Since mid-March, more than 14,000 workers have signed up to receive partial unemployment benefits funded by the federal government under the Work-Share program, the Wisconsin Department of Workforce Development reported on Tuesday. There had been just shy of 900 participants from 2016 until mid-March. There are now 342 Work-Share plans in place compared with 20 before.
“This is a really great program that I’m almost evangelic about when I talk about it,” U.S. Rep. Mark Pocan, who is also a small business owner, told The Associated Press.
Pocan said still too few businesses know about the program and its benefits, but he predicted that its use will spike as loans paid to businesses under the federal paycheck protection program run out in early June.
Work-Share allows employers to retain workers during slow business periods by reducing their hours and allowing them to file for partial unemployment benefits to make up the difference. The workers are able to retain employer-provided benefits. It is open to full, part-time, salaried, and exempt employees.
In its coronavirus relief bill signed by Gov. Tony Evers, the Wisconsin Legislature changed the program to make it easier for more people to qualify.
“This was one where I think people looked at it and realized it was a good idea, the governor was on board, legislative leaders in both parties were on board, they got it done,” Pocan said.
The minimum number of workers covered under any plan was reduced from 20 to two. The maximum reduction in work hours covered under the program was also increased from 50% to 60%. And under the federal coronavirus relief bill, once the employer’s plan is approved, the federal government pays for all unemployment benefits through the end of the year.
With the changes in place, the program is one of the most powerful tools to help small business owners weather the pandemic, but many don’t know about it, Pocan said. He represents the Madison area in Congress and has owned a small sign-making business for 32 years.

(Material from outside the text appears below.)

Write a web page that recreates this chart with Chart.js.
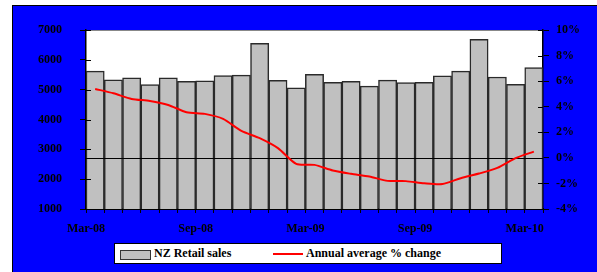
<!DOCTYPE html>
<html>
<head>
<meta charset="utf-8">
<script src="https://cdn.jsdelivr.net/npm/chart.js@4.4.1/dist/chart.umd.min.js"></script>
<style>
  body { margin: 0; background: #fff; }
  #wrap { position: relative; width: 597px; height: 272px; overflow: hidden; }
  #legend {
    position: absolute; left: 114px; top: 243px; width: 388px; height: 21px;
    background: #fff; border: 1px solid #000; box-sizing: border-box;
    font: bold 12px "Liberation Serif", "Times New Roman", serif; color: #000;
  }
  #legend .sw { position: absolute; left: 5px; top: 6px; width: 29px; height: 8px; background: #c0c0c0; border: 1px solid #333; }
  #legend .t1 { position: absolute; left: 39px; top: 2px; }
  #legend .ln { position: absolute; left: 158px; top: 9px; width: 30px; height: 2px; background: #ff0000; }
  #legend .t2 { position: absolute; left: 191px; top: 2px; }
</style>
</head>
<body>
<div id="wrap">
  <canvas id="chart" width="597" height="272"></canvas>
  <div id="legend">
    <div class="sw"></div><span class="t1">NZ Retail sales</span>
    <div class="ln"></div><span class="t2">Annual average % change</span>
  </div>
</div>
<script>
const months = ["Mar-08", "Apr-08", "May-08", "Jun-08", "Jul-08", "Aug-08", "Sep-08",
  "Oct-08", "Nov-08", "Dec-08", "Jan-09", "Feb-09", "Mar-09", "Apr-09", "May-09",
  "Jun-09", "Jul-09", "Aug-09", "Sep-09", "Oct-09", "Nov-09", "Dec-09", "Jan-10",
  "Feb-10", "Mar-10"];
const retailSales = [5620, 5330, 5400, 5170, 5400, 5280, 5300, 5470, 5490, 6550,
  5310, 5060, 5510, 5250, 5280, 5120, 5320, 5235, 5250, 5460, 5620, 6690, 5425,
  5180, 5740];
const annualChange = [5.39, 5.05, 4.61, 4.45, 4.14, 3.57, 3.44, 3.05, 2.11, 1.54,
  0.76, -0.47, -0.55, -0.99, -1.25, -1.46, -1.80, -1.82, -1.99, -2.05, -1.59,
  -1.23, -0.78, -0.02, 0.49];
const shownLabels = ["Mar-08", "Sep-08", "Mar-09", "Sep-09", "Mar-10"];

const font = { family: "'Liberation Serif', 'Times New Roman', serif", size: 12, weight: "bold" };

// background, plot area, zero line
const frame = {
  id: "frame",
  beforeDraw(chart) {
    const c = chart.ctx, a = chart.chartArea;
    c.save();
    c.fillStyle = "#0000ff";
    c.fillRect(12, 5, 585, 267);
    c.fillStyle = "#000";
    c.fillRect(12, 5, 585, 1);
    c.fillRect(12, 5, 1, 267);
    c.fillStyle = "#fff";
    c.fillRect(a.left, a.top, a.right - a.left, a.bottom - a.top);
    c.fillStyle = "#888";
    c.fillRect(a.left, a.top, a.right - a.left, 1);
    c.restore();
  },
  afterDatasetDraw(chart, args) {
    if (args.index !== 0) return;
    const c = chart.ctx, a = chart.chartArea;
    const y = Math.round(chart.scales.y2.getPixelForValue(0)) + 0.5;
    c.save();
    c.strokeStyle = "#000";
    c.lineWidth = 1;
    c.beginPath();
    c.moveTo(a.left, y);
    c.lineTo(a.right, y);
    c.stroke();
    c.restore();
  },
  afterDraw(chart) {
    // tick marks that cross the axis lines
    const c = chart.ctx, a = chart.chartArea;
    c.save();
    c.strokeStyle = "#000";
    c.lineWidth = 1;
    chart.scales.y.ticks.forEach((t) => {
      const y = Math.round(chart.scales.y.getPixelForValue(t.value)) + 0.5;
      c.beginPath(); c.moveTo(a.left, y); c.lineTo(a.left + 5, y); c.stroke();
    });
    chart.scales.y2.ticks.forEach((t) => {
      const y = Math.round(chart.scales.y2.getPixelForValue(t.value)) + 0.5;
      c.beginPath(); c.moveTo(a.right - 5, y); c.lineTo(a.right, y); c.stroke();
    });
    c.restore();
  }
};

new Chart(document.getElementById("chart").getContext("2d"), {
  type: "bar",
  data: {
    labels: months,
    datasets: [
      {
        type: "bar",
        label: "NZ Retail sales",
        data: retailSales,
        yAxisID: "y",
        backgroundColor: "#c0c0c0",
        borderColor: "#2a2a2a",
        borderWidth: 1.5,
        barPercentage: 1,
        categoryPercentage: 1,
        order: 2,
      },
      {
        type: "line",
        label: "Annual average % change",
        data: annualChange,
        yAxisID: "y2",
        borderColor: "#ff0000",
        borderWidth: 2,
        pointRadius: 0,
        tension: 0.25,
        fill: false,
        order: 1,
      },
    ],
  },
  plugins: [frame],
  options: {
    responsive: false,
    animation: false,
    layout: { padding: { top: 30, left: 0, right: 0, bottom: 0 } },
    plugins: { legend: { display: false }, tooltip: { enabled: false } },
    scales: {
      x: {
        offset: true,
        grid: { offset: true, drawOnChartArea: false, tickLength: 4, color: "#000" },
        border: { color: "#000", width: 2 },
        ticks: {
          autoSkip: false,
          maxRotation: 0,
          padding: 9,
          labelOffset: -9.14,
          color: "#000",
          font: font,
          callback(v, i) {
            const l = months[i];
            return shownLabels.includes(l) ? l : "";
          },
        },
        afterFit(s) { s.height = 63; },
      },
      y: {
        position: "left",
        min: 1000,
        max: 7000,
        grid: { drawOnChartArea: false, tickLength: 6, color: "#000" },
        border: { color: "#000", width: 1.5 },
        ticks: { stepSize: 1000, padding: 18, color: "#000", font: font, callback: (v) => String(v) },
        afterFit(s) { s.width = 86; },
      },
      y2: {
        position: "right",
        min: -4,
        max: 10,
        grid: { drawOnChartArea: false, tickLength: 6, color: "#000" },
        border: { color: "#000", width: 1.5 },
        ticks: { stepSize: 2, padding: 7, color: "#000", font: font, callback: (v) => v + "%" },
        afterFit(s) { s.width = 54; },
      },
    },
  },
});
</script>
</body>
</html>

Pocan said the program will be especially useful for restaurants, bars and entertainment facilities that won’t open back up all at once, but that may be able to employ people for fewer hours.
Workforce Development Secretary Caleb Frostman also encouraged employers in the state to take advantage of the program to keep people working who otherwise would be laid off. More than 550,000 workers in Wisconsin have filed for unemployment since mid-March.